By David Strecker, SJFB President
October of 2021 is quite possibly the hardest article I have had to write. I wish I had better news to report on. The recall election of Gavin Newsom failed. Although he will complete his term that he was elected to in 2018, it certainly wasn’t as easy as he thought.
I know there is a lot of questionable ethics in the way California runs its elections but the high profile people that were brought in to campaign at the last minute was to excite the Democratic base. Recalling Gavin Newsom failed but he has his work cut out for him to win reelection in November 2022. Who will run on the Republican side will be determined in the near future, however, don’t be surprised if the Democratic Party looks for a replacement before supporting the incumbent.
The midterm elections will not only concern the governorship of California. There are committees currently looking at redistricting that could affect multiple races in San Joaquin County. San Joaquin County has two different representatives in the House of Representative, Jerry McNerney and Josh Harder.
There is a lot of talk of trying to get San Joaquin more in line with the Central Valley and only have one member of Congress encompassing the entire county. Additionally there is some talk of redistricting the county supervisors areas. Over the last several years, development throughout the county, but mainly the south county, has created the need to review borders of supervisor districts.
As this growing season wraps up, water levels throughout the state are at critically low levels. Although the call to build additional storage can never stop, the need for an above average snow pack and rainfall in the winter is critical to the 2022 growing season. Unimpaired flows and SGMA will always be a problem and create difficulty in agriculture regardless of how many above average winters we have. I’m as frustrated as any of you with the lack of progress and the repeating pattern of below average winters, then the missed opportunities of plentiful winters lost to the sea.
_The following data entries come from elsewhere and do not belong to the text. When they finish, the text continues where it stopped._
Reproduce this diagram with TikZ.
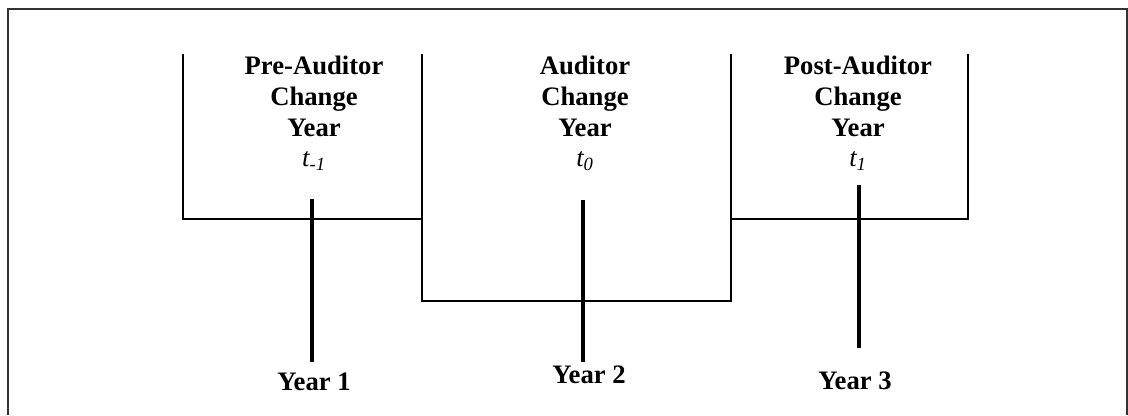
\documentclass[tikz,border=0pt]{standalone}
\usepackage{fontspec}
\setmainfont{Liberation Serif}
\begin{document}
\begin{tikzpicture}[x=0.75pt,y=-0.75pt,
  frameline/.style={line width=1.3pt, draw=black!80},
  boxline/.style={line width=1.1pt, draw=black},
  yearline/.style={line width=3pt, draw=black},
  lbl/.style={anchor=base, inner sep=0pt, font=\fontsize{20}{23}\selectfont\bfseries},
  tlbl/.style={anchor=base, inner sep=0pt, font=\fontsize{20}{23}\selectfont\itshape}]
\useasboundingbox (0,0) rectangle (1128,415);
% outer frame
\coordinate (fbl) at (8,415);
\coordinate (ftl) at (8,9);
\coordinate (ftr) at (1127,9);
\coordinate (fbr) at (1127,415);
\draw[frameline] (fbl) -- (ftl) -- (ftr) -- (fbr);
% period boxes
\coordinate (a1) at (183,54);
\coordinate (a2) at (183,219);
\coordinate (b1) at (422,219);
\coordinate (b0) at (422,54);
\coordinate (b2) at (422,301);
\coordinate (c2) at (731,301);
\coordinate (c0) at (731,54);
\coordinate (c1) at (731,219);
\coordinate (d1) at (968,219);
\coordinate (d0) at (968,54);
\draw[boxline] (a1) -- (a2) -- (b1);
\draw[boxline] (b0) -- (b2) -- (c2) -- (c0);
\draw[boxline] (c1) -- (d1) -- (d0);
% year markers
\coordinate (y1t) at (312,199);
\coordinate (y1b) at (312,362);
\coordinate (y2t) at (583,200);
\coordinate (y2b) at (583,362);
\coordinate (y3t) at (859,185);
\coordinate (y3b) at (859,348);
\draw[yearline] (y1t) -- (y1b);
\draw[yearline] (y2t) -- (y2b);
\draw[yearline] (y3t) -- (y3b);
% labels
\node[lbl] (p1) at (314,74) {Pre-Auditor};
\node[lbl] (p2) at (314,105) {Change};
\node[lbl] (p3) at (314,136) {Year};
\node[tlbl] (p4) at (314,166) {t\textsubscript{-1}};
\node[lbl] (m1) at (585,74) {Auditor};
\node[lbl] (m2) at (585,105) {Change};
\node[lbl] (m3) at (585,136) {Year};
\node[tlbl] (m4) at (585,166) {t\textsubscript{0}};
\node[lbl] (q1) at (858,74) {Post-Auditor};
\node[lbl] (q2) at (858,105) {Change};
\node[lbl] (q3) at (858,136) {Year};
\node[tlbl] (q4) at (858,166) {t\textsubscript{1}};
\node[lbl] (yr1) at (314,390) {Year 1};
\node[lbl] (yr2) at (589,383) {Year 2};
\node[lbl] (yr3) at (855,389) {Year 3};
\end{tikzpicture}
\end{document}
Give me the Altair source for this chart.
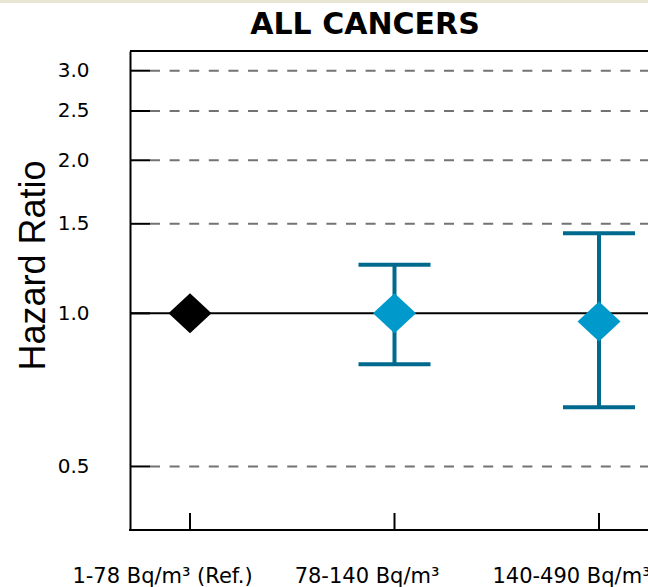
import altair as alt
import pandas as pd

# ---- data ----
title_text = "ALL CANCERS"
categories = ["1-78 Bq/m³ (Ref.)", "78-140 Bq/m³", "140-490 Bq/m³"]
hazard_ratio = [1.0, 1.0, 0.964]
ci_lower = [1.0, 0.794, 0.654]
ci_upper = [1.0, 1.246, 1.437]
groups = ["ref", "exposed", "exposed"]
y_ticks = [0.5, 1.0, 1.5, 2.0, 2.5, 3.0]
grid_values = [0.5, 1.5, 2.0, 2.5, 3.0]

W, H = 518, 479

df = pd.DataFrame({
    "category": categories,
    "hr": hazard_ratio,
    "lo": ci_lower,
    "hi": ci_upper,
    "group": groups,
})
ci_df = df[df["group"] != "ref"]
grid_df = pd.DataFrame({"v": grid_values})
tick_df = pd.DataFrame({"v": y_ticks})
cat_df = pd.DataFrame({"category": categories})
one_df = pd.DataFrame({"k": [0]})
title_df = pd.DataFrame({"t": [title_text]})

x_scale = alt.Scale(type="point", range=[60, 469], padding=0)
y_scale = alt.Scale(type="log", domain=[0.375, 3.28], nice=False)

x_axis = alt.Axis(
    title=None, labelAngle=0, ticks=False, grid=False, domain=False,
    labelFont="DejaVu Sans", labelFontSize=21, labelColor="black",
    labelPadding=52, labelBaseline="alphabetic", labelOffset=-28,
    labelOverlap=False, labelLimit=0,
)
y_axis = alt.Axis(
    title="Hazard Ratio", values=y_ticks, format=".1f", grid=False, ticks=False,
    domain=True, domainColor="black", domainWidth=2,
    labelFont="DejaVu Sans", labelFontSize=20, labelColor="black", labelPadding=41,
    titleFont="Liberation Sans", titleFontSize=36, titleFontWeight="normal",
    titleColor="black", titleAngle=270, titleX=-86, titleY=214,
    titleAlign="center", titleBaseline="alphabetic",
)

X = alt.X("category:N", sort=categories, scale=x_scale, axis=x_axis)

def Y(field):
    return alt.Y(f"{field}:Q", scale=y_scale, axis=y_axis)

grid = alt.Chart(grid_df).mark_rule(
    color="#737373", strokeWidth=2, strokeDash=[10, 9.6]
).encode(y=Y("v"), x=alt.value(20), x2=alt.value(W))

ref_line = alt.Chart(df.head(1)).mark_rule(color="black", strokeWidth=2).encode(
    y=Y("hr"), x=alt.value(0), x2=alt.value(W)
)

y_inner_ticks = alt.Chart(tick_df).mark_rule(color="black", strokeWidth=2).encode(
    y=Y("v"), x=alt.value(0), x2=alt.value(20)
)

x_inner_ticks = alt.Chart(cat_df).mark_rule(color="black", strokeWidth=2).encode(
    x=X, y=alt.value(H - 17), y2=alt.value(H)
)

top_border = alt.Chart(one_df).mark_rule(color="black", strokeWidth=2).encode(
    x=alt.value(0), x2=alt.value(W), y=alt.value(0)
)
bottom_border = alt.Chart(one_df).mark_rule(color="black", strokeWidth=2).encode(
    x=alt.value(-1), x2=alt.value(W), y=alt.value(H)
)
top_band = alt.Chart(one_df).mark_rule(color="#E8E6D3", strokeWidth=3).encode(
    x=alt.value(-130), x2=alt.value(W), y=alt.value(-49.5)
)

title_mark = alt.Chart(title_df).mark_text(
    font="DejaVu Sans", fontSize=30, fontWeight="bold", color="black",
    align="center", baseline="alphabetic",
).encode(text="t:N", x=alt.value(235), y=alt.value(-17))

err_rule = alt.Chart(ci_df).mark_rule(color="#006A8E", strokeWidth=4).encode(
    x=X, y=Y("lo"), y2="hi:Q"
)
cap_lo = alt.Chart(ci_df).mark_tick(
    color="#006A8E", size=72, thickness=4, orient="horizontal", opacity=1
).encode(x=X, y=Y("lo"))
cap_hi = alt.Chart(ci_df).mark_tick(
    color="#006A8E", size=72, thickness=4, orient="horizontal", opacity=1
).encode(x=X, y=Y("hi"))

diamonds = alt.Chart(df).mark_point(
    shape="M-1,0L0,-0.93L1,0L0,0.93Z", filled=True, opacity=1, size=1849
).encode(
    x=X, y=Y("hr"),
    color=alt.Color("group:N", scale=alt.Scale(domain=["ref", "exposed"], range=["black", "#0099CC"]), legend=None),
)

chart = alt.layer(
    grid, ref_line, y_inner_ticks, x_inner_ticks, top_border, bottom_border, top_band,
    title_mark, err_rule, cap_lo, cap_hi, diamonds,
).properties(
    width=W, height=H,
    autosize=alt.AutoSizeParams(type="none"),
    padding={"left": 130, "top": 51, "right": 0, "bottom": 57},
    background="white",
).configure_view(stroke=None)

chart.save("out.html", embed_options={"renderer": "svg", "actions": False})
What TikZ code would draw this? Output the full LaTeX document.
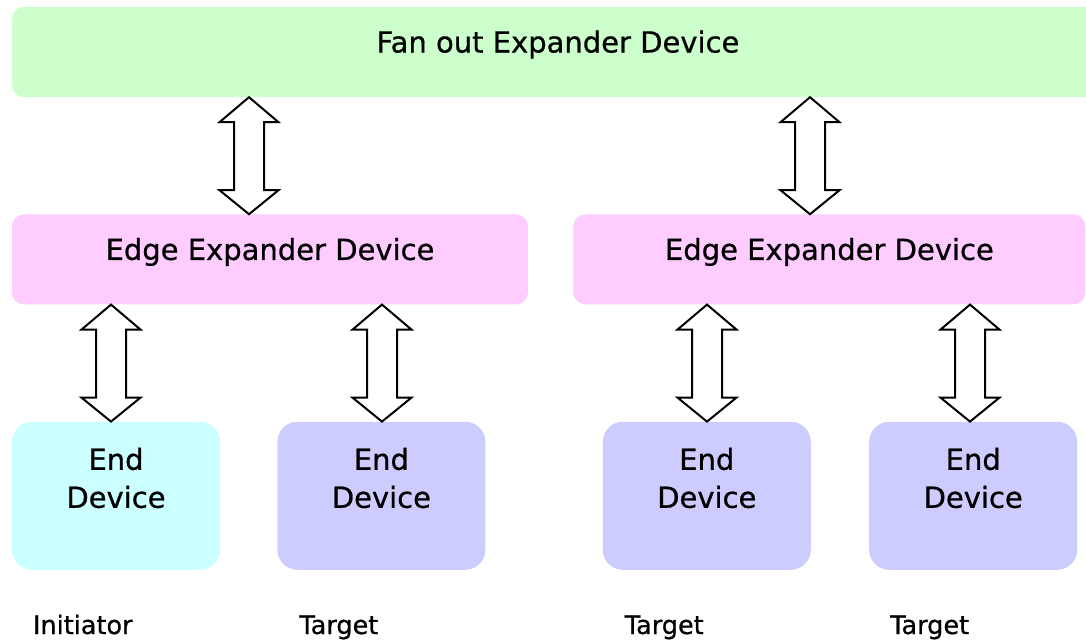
\documentclass[tikz,border=0pt]{standalone}
\usepackage{fontspec}
\setmainfont[FakeBold=0.7,AutoFakeBold=0.7]{DejaVu Sans}
\usetikzlibrary{positioning, calc}

\definecolor{fangreen}{HTML}{CCFFCC}
\definecolor{edgepink}{HTML}{FFCCFF}
\definecolor{initcyan}{HTML}{CCFFFF}
\definecolor{tgtblue}{HTML}{CCCCFF}

% hollow two-headed arrow at x=#1 from node #2 down to node #3
\newcommand{\dblarrow}[3]{%
  \draw[dbl] let \p0=(#1,0), \p1=(#2.south), \p2=(#3.north) in
    (\x0,\y1) -- (\x0+29.5pt,\y1-25pt) -- (\x0+15pt,\y1-25pt)
    -- (\x0+15pt,\y2+24pt) -- (\x0+29.5pt,\y2+24pt) -- (\x0,\y2)
    -- (\x0-29.5pt,\y2+24pt) -- (\x0-15pt,\y2+24pt)
    -- (\x0-15pt,\y1-25pt) -- (\x0-29.5pt,\y1-25pt) -- cycle;}

\begin{document}
\begin{tikzpicture}[
      x=1pt, y=-1pt,
      box/.style={rounded corners=12pt, inner sep=0pt, text height=22pt, text depth=21pt,
        font=\fontsize{29}{38}\selectfont\bfseries},
      fanbox/.style={box, fill=fangreen, minimum width=1092pt, minimum height=90pt},
      edgebox/.style={box, fill=edgepink, minimum height=90pt},
      endbox/.style={box, rounded corners=20pt, minimum width=208pt, minimum height=148pt,
        align=center, text height=24pt, text depth=0pt},
      role/.style={anchor=base west, inner sep=0pt, font=\fontsize{25.5}{30}\selectfont\bfseries},
      dbl/.style={draw=black, fill=white, line width=2pt, line join=miter}
    ]
    \useasboundingbox (0,0) rectangle (1086,642);
    \clip (0,0) rectangle (1086,642);
    \node[fanbox] (fan) at (558,52) {Fan out Expander Device};
    \node[edgebox, minimum width=516pt, below right=117pt and 0pt of fan.south west] (edgeL) {Edge Expander Device};
    \node[edgebox, minimum width=512pt, right=45pt of edgeL] (edgeR) {Edge Expander Device};
    \node[endbox, fill=initcyan, below right=117pt and 0pt of edgeL.south west] (endA) {End\\Device};
    \node[endbox, fill=tgtblue, right=57pt of endA] (endB) {End\\Device};
    \node[endbox, fill=tgtblue, right=117pt of endB] (endC) {End\\Device};
    \node[endbox, fill=tgtblue, right=58pt of endC] (endD) {End\\Device};
    \node[role] (roleA) at ($(endA.south west)+(21,64)$) {Initiator};
    \node[role] (roleB) at ($(endB.south west)+(22,64)$) {Target};
    \node[role] (roleC) at ($(endC.south west)+(22,64)$) {Target};
    \node[role] (roleD) at ($(endD.south west)+(21,64)$) {Target};
    \dblarrow{249}{fan}{edgeL}
    \dblarrow{810}{fan}{edgeR}
    \dblarrow{111}{edgeL}{endA}
    \dblarrow{382}{edgeL}{endB}
    \dblarrow{707}{edgeR}{endC}
    \dblarrow{970}{edgeR}{endD}
  \end{tikzpicture}
\end{document}
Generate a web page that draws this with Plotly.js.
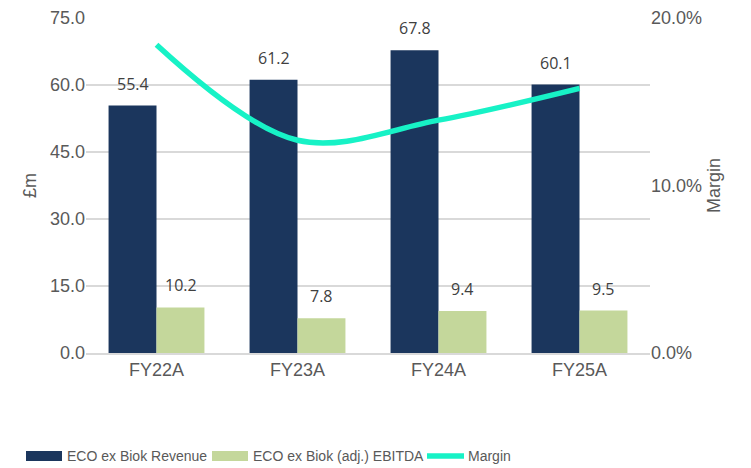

Commodity prices have steadily climbed throughout the year. If water supplies are not an issue, 2022 could be a record-breaking year for our farms and ranches. Despite the opportunity, my family is considering crops for the 2022 season that require less water. Acreage of permanent crops has increased throughout the county and many are not so lucky.
When COVID 19 came into the spotlight almost two years ago, I knew it was something that we would be dealing with for some time. I think we can all agree this has gone on for too long. Mandate is an ugly word regardless of what it is being used for. This country was founded on freedoms and liberties. Those are currently forgotten terms.
From day one, I have felt the people of the world needed education on how to handle upper respiratory illnesses. Masks, social distancing, vaccines each have their place and time of need, however, overuse and forced implementation can be worse than the actual virus. I repeatedly spoke last year of being safe and smart in running your operations and living your lives. As year two of this pandemic is right in front of us, I can only emphasize that advice.
I wish I had great news to share with you. But much like agriculture, it ain’t over until the grain is in the hopper. Sometimes the worst looking crops produce the most. Sometimes we get a little to confident and count our chickens before they hatch. As winter approaches, we need to pray for rain. I hope by late January we have confidence in how the 2022 growing season will be. I hope we don’t need a March Miracle, but we will take it if we need it.
I pray you are all blessed and healthy this harvest season and 2022 can be a breakout year. Let’s deal with one problem at a time and start by PRAYING FOR RAIN!!!